Nos escritos poéticos, Nietzsche demonstra como pensar e fazer filosofia com leveza sem ser carrancudo, sem ser sério demais, com humor, em que existe a possibilidade de o homem rir de si mesmo e das coisas do mundo, usando a criatividade, a descontração e a arte dos trovadores que zombavam das instituições, dos monarcas e até do clero, buscando assim, uma outra ciência, uma gaia ciência.

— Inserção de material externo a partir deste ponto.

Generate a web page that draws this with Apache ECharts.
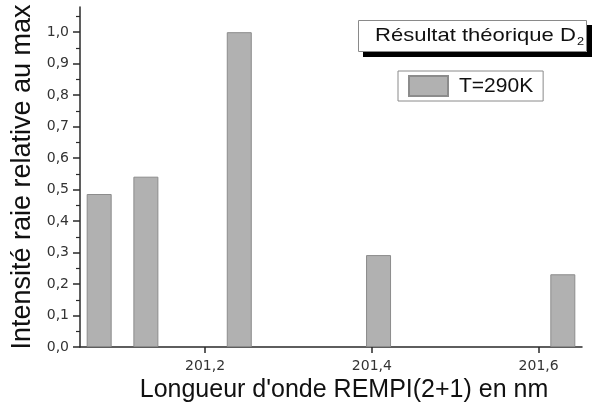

Não é uma ciência sem corpo ou um distanciamento entre corpo e intelecto, ou apenas consolos metafísicos que buscam leis universais e movidos por dogmas. É um pensar com novo estilo que vai além, também, das ironias dos trovadores, mesmo mantendo a leveza e o sorriso, em que sejamos capazes de perceber o quanto somos banhados por uma moral e outras finalidades que são impostas, durante toda a nossa existência.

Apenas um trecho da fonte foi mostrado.